Remember Why People are Angry



I can't give credit to the creator of this meme but would love to, it addresses a few things.  This of course was a response to the destruction in the cities across this country in response to the killing of George Floyd and so many others by police when lethal force was not only not necessary, but criminal.  Some have argued that this is not the same thing.  That Jesus wasn't destroying public property just cleaning up the Holy Temple.  I would argue in a way some of this graffiti that we see on monuments around the country is similar.  

While I claim no expertise over the Christian Bible, what Jesus did in the Temple with the commercialism was to destroy not only the acts of the merchants but the symbolism of what it meant. Jerusalem, at the time, was in turmoil and his anger did in fact boil over because of it. The Temple itself was a symbol to many of an oppressive society as it seemed to be in cooperation with Rome. So if one defiled the Temple merchants that was an act of revolution against the powers in charge. The statues that venerate a history that some find is one of oppression would make symbolic targets. Jesus' attack was on the establishment the merchants were a symbol. 

Now, of course, this is wrong and there is some indication that some of the worst of the vandalism and looting that took place was less about anger at oppression and more from radical extremists both on the right and the left.  In my experience with protests over the years there is always an element who thinks destruction is the necessary.  Many times the issue being protested is not relevant to them.  In fact many times they derail the message of the protesters, I believe that this is happening here. White supremacists have called for more violence in the streets to reach their goal of a race war.  Many anarchists have been using these tactics to sow discontent not in positions of government but in government itself.  People who destroy and deface public and private property should be arrested, should be held responsible and should pay the price.  But we are more and more seeing the broad brush being used to paint all protesters with the same stripe.  That is dangerous, last night in Washington the President of the United States ordered a street cleared for a photo op and tear gas was used to move people off public property where they were legally and non-violently calling for change.  One police department that was there from a county surrounding DC has said they can no longer, in good faith, participate in this kind of crowd control.  I wonder how many of those peaceful protesters will give up their non-violent stance now out of anger when met with violence of the authorities. 

The idea that people could get so angry that they smash windows, vandalize statues and symbols of power etc. can easily be understood by anyone who ever punched a wall because they were just so fed up with something. The something that some people are dealing with is decades of being seen as black before being seen as citizens.  That being black in this country means you grow up skeptical of police not in community with them.  Recently on Twitter a man ask African Americans "When was the first time a police officer pulled a gun on you?"   Not if that happened, not the only time, the question assumed that it happened and that there was more than once for a number of people.  People responded from every station and age of life with answers, some as young as 10 years old.  This is a horrible reality and I see no real end in sight.  This isn't about more training, this isn't about black communities cleaning up their streets, this isn't about using the military for law and order.  This is about a change on hearts and minds of people who carry weapons to protect and serve who shouldn't.  Police have a difficult job, they should be paid well to do it, but they must be held to a high standard and bad individuals and the system that allows they to flourish must be purged.  It won't be easy but if we are going to survive as a republic with "Liberty and Justice for All" it must be done.  We can do it.  

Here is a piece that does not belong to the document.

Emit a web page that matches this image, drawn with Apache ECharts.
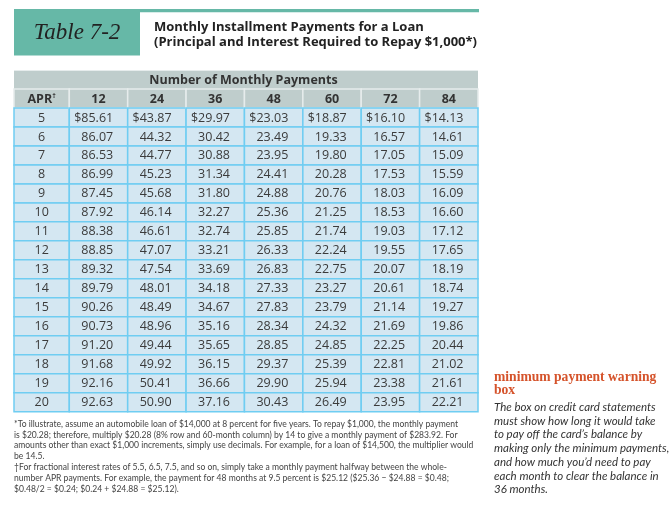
<!DOCTYPE html>
<html>
<head>
<meta charset="utf-8">
<script src="https://cdn.jsdelivr.net/npm/echarts@6/dist/echarts.min.js"></script>
<style>
html,body{margin:0;padding:0;background:#fff;}
#chart{width:672px;height:511px;}
</style>
</head>
<body>
<div id="chart"></div>
<script>
// ---------- data ----------
const aprRates = ['5','6','7','8','9','10','11','12','13','14','15','16','17','18','19','20'];
const terms = ['12','24','36','48','60','72','84'];
const pay12 = [85.61,86.07,86.53,86.99,87.45,87.92,88.38,88.85,89.32,89.79,90.26,90.73,91.20,91.68,92.16,92.63];
const pay24 = [43.87,44.32,44.77,45.23,45.68,46.14,46.61,47.07,47.54,48.01,48.49,48.96,49.44,49.92,50.41,50.90];
const pay36 = [29.97,30.42,30.88,31.34,31.80,32.27,32.74,33.21,33.69,34.18,34.67,35.16,35.65,36.15,36.66,37.16];
const pay48 = [23.03,23.49,23.95,24.41,24.88,25.36,25.85,26.33,26.83,27.33,27.83,28.34,28.85,29.37,29.90,30.43];
const pay60 = [18.87,19.33,19.80,20.28,20.76,21.25,21.74,22.24,22.75,23.27,23.79,24.32,24.85,25.39,25.94,26.49];
const pay72 = [16.10,16.57,17.05,17.53,18.03,18.53,19.03,19.55,20.07,20.61,21.14,21.69,22.25,22.81,23.38,23.95];
const pay84 = [14.13,14.61,15.09,15.59,16.09,16.60,17.12,17.65,18.19,18.74,19.27,19.86,20.44,21.02,21.61,22.21];
const payColumns = [pay12, pay24, pay36, pay48, pay60, pay72, pay84];

const tableLabel = 'Table 7-2';
const titleLines = ['Monthly Installment Payments for a Loan', '(Principal and Interest Required to Repay $1,000*)'];
const spanHeader = 'Number of Monthly Payments';
const aprHeader = 'APR';
const aprMark = '\u2020';
const footLines = [
  '*To illustrate, assume an automobile loan of $14,000 at 8 percent for five years. To repay $1,000, the monthly payment',
  'is $20.28; therefore, multiply $20.28 (8% row and 60-month column) by 14 to give a monthly payment of $283.92. For',
  'amounts other than exact $1,000 increments, simply use decimals. For example, for a loan of $14,500, the multiplier would',
  'be 14.5.',
  '\u2020For fractional interest rates of 5.5, 6.5, 7.5, and so on, simply take a monthly payment halfway between the whole-',
  'number APR payments. For example, the payment for 48 months at 9.5 percent is $25.12 ($25.36 \u2212 $24.88 = $0.48;',
  '$0.48/2 = $0.24; $0.24 + $24.88 = $25.12).'
];
const sideHead = ['minimum payment warning', 'box'];
const sideLines = [
  'The box on credit card statements',
  'must show how long it would take',
  'to pay off the card\u2019s balance by',
  'making only the minimum payments,',
  'and how much you\u2019d need to pay',
  'each month to clear the balance in',
  '36 months.'
];

// ---------- build ----------
const rowCats = ['top', 'hdr'].concat(aprRates);
const NUM_FONT = '"Open Sans"';
const TEAL = '#66b8a7';
const GRAY = '#bfcdcc';
const GRAY_LINE = '#e6ecec';
const CELL = '#d4e7f2';
const BLUE = '#6fcdf2';
const TXT = '#3b3b3b';

function fmt(v, rowIdx) {
  return (rowIdx === 0 ? '$' : '') + v.toFixed(2);
}

// data for the APR column (grid 0)
const aprData = [];
const aprTexts = [];
aprData.push([0, 1]); aprTexts.push({kind: 'hdr', text: '{b|' + aprHeader + '}{s|' + aprMark + '}'});
aprRates.forEach((r, j) => { aprData.push([0, j + 2]); aprTexts.push({kind: 'cell', text: r}); });

// data for payment columns (grid 1)
const payData = [];
const payTexts = [];
terms.forEach((t, i) => {
  payData.push([i, 1]); payTexts.push({kind: 'hdr', text: '{b|' + t + '}'});
  payColumns[i].forEach((v, j) => {
    payData.push([i, j + 2, v]); payTexts.push({kind: 'cell', text: fmt(v, j)});
  });
});

const hdrRich = {
  b: {fontSize: 12.5, fontWeight: 'bold', fontFamily: NUM_FONT, fill: '#333', color: '#333'},
  s: {fontSize: 7, fontWeight: 'bold', fontFamily: NUM_FONT, fill: '#333', color: '#333', verticalAlign: 'top', padding: [0, 0, 6, 0]}
};

function makeRenderer(texts, alignRight) {
  return function (params, api) {
    const info = texts[params.dataIndex];
    const c = api.coord([api.value(0), api.value(1)]);
    const s = api.size([1, 1]);
    const x0 = c[0] - s[0] / 2, y0 = c[1] - s[1] / 2;
    const children = [];
    if (info.kind === 'hdr') {
      children.push({type: 'rect', shape: {x: x0, y: y0, width: s[0], height: s[1]},
        style: {fill: GRAY, stroke: GRAY_LINE, lineWidth: 1.5}});
      children.push({type: 'text', style: {text: info.text, x: c[0], y: c[1] + 0.5,
        align: 'center', verticalAlign: 'middle', textAlign: 'center', textVerticalAlign: 'middle',
        rich: hdrRich, fontSize: 12.5, fontWeight: 'bold', fontFamily: NUM_FONT, fill: '#333'}});
    } else {
      children.push({type: 'rect', shape: {x: x0, y: y0, width: s[0], height: s[1]},
        style: {fill: CELL, stroke: BLUE, lineWidth: 1.5}});
      const tx = alignRight ? x0 + s[0] - 14.5 : c[0];
      const al = alignRight ? 'right' : 'center';
      children.push({type: 'text', style: {text: info.text, x: tx, y: c[1] + 0.5,
        align: al, verticalAlign: 'middle', textAlign: al, textVerticalAlign: 'middle',
        fontSize: 12.5, fontFamily: NUM_FONT, fill: TXT}});
    }
    return {type: 'group', children: children};
  };
}

const graphics = [
  {type: 'rect', shape: {x: 14, y: 9, width: 126, height: 46.5}, style: {fill: TEAL}},
  {type: 'rect', shape: {x: 140, y: 9, width: 339, height: 3.2}, style: {fill: TEAL}},
  {type: 'text', x: 77, y: 33, style: {text: tableLabel, textAlign: 'center', textVerticalAlign: 'middle',
    align: 'center', verticalAlign: 'middle',
    fontSize: 23, fontStyle: 'italic', fontFamily: '"Liberation Serif"', fill: '#222'}},
  {type: 'text', x: 154, y: 27, style: {text: titleLines[0], textVerticalAlign: 'middle', verticalAlign: 'middle',
    fontSize: 13, fontWeight: 'bold', fontFamily: NUM_FONT, fill: '#222'}},
  {type: 'text', x: 154, y: 42.5, style: {text: titleLines[1], textVerticalAlign: 'middle', verticalAlign: 'middle',
    fontSize: 13, fontWeight: 'bold', fontFamily: NUM_FONT, fill: '#222'}},
  {type: 'rect', shape: {x: 14, y: 70, width: 464, height: 19.3}, style: {fill: GRAY}},
  {type: 'rect', shape: {x: 14, y: 70, width: 464, height: 1}, style: {fill: GRAY_LINE}},
  {type: 'text', x: 243.5, y: 80, style: {text: spanHeader, textAlign: 'center', textVerticalAlign: 'middle',
    align: 'center', verticalAlign: 'middle',
    fontSize: 12.5, fontWeight: 'bold', fontFamily: NUM_FONT, fill: '#333'}}
];
const footY = [424, 434.8, 445.6, 456.4, 467.6, 478.6, 489.5];
footLines.forEach((l, i) => {
  graphics.push({type: 'text', x: 14, y: footY[i], style: {text: l, textVerticalAlign: 'middle', verticalAlign: 'middle',
    fontSize: 8.55, fontFamily: 'Lato', fill: '#444'}});
});
[377, 390.5].forEach((y, i) => {
  graphics.push({type: 'text', x: 494, y: y, style: {text: sideHead[i], textVerticalAlign: 'middle', verticalAlign: 'middle',
    fontSize: 13.6, fontWeight: 'bold', fontFamily: '"Liberation Serif"', fill: '#d5532b'}});
});
const sideY = [407, 421, 434.5, 448, 462, 476, 489];
sideLines.forEach((l, i) => {
  graphics.push({type: 'text', x: 494, y: sideY[i], style: {text: l, textVerticalAlign: 'middle', verticalAlign: 'middle',
    fontSize: 11.5, fontStyle: 'italic', fontFamily: 'Lato', fill: '#333'}});
});

const chart = echarts.init(document.getElementById('chart'), null, {renderer: 'canvas'});
const hiddenCat = (data) => ({type: 'category', data: data, show: false, axisLine: {show: false},
  axisTick: {show: false}, axisLabel: {show: false}, splitLine: {show: false}});
chart.setOption({
  animation: false,
  backgroundColor: '#ffffff',
  grid: [
    {left: 14, top: 70, width: 55.3, height: 341.7},
    {left: 69.3, top: 70, width: 408.7, height: 341.7}
  ],
  xAxis: [
    Object.assign(hiddenCat([aprHeader]), {gridIndex: 0}),
    Object.assign(hiddenCat(terms), {gridIndex: 1})
  ],
  yAxis: [
    Object.assign(hiddenCat(rowCats), {gridIndex: 0, inverse: true}),
    Object.assign(hiddenCat(rowCats), {gridIndex: 1, inverse: true})
  ],
  series: [
    {type: 'custom', xAxisIndex: 0, yAxisIndex: 0, data: aprData, renderItem: makeRenderer(aprTexts, false), clip: false},
    {type: 'custom', xAxisIndex: 1, yAxisIndex: 1, data: payData, renderItem: makeRenderer(payTexts, true), clip: false}
  ],
  graphic: graphics
});
</script>
</body>
</html>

In the meantime there will be anger.  Black people are dying at the hands of their government.  I will never know what that is like, I will never be able to fully grasp the anger.  My skin tone and standing gives me a great deal of immunity to the horror some have to face.   All I can do is try to help find a way to repair the broken world. And looking to the Bible, Jesus, Moses, Nehemiah, Judith and Tamar all acted out of anger to change people's minds. I do wonder where they would have been on Saturday night..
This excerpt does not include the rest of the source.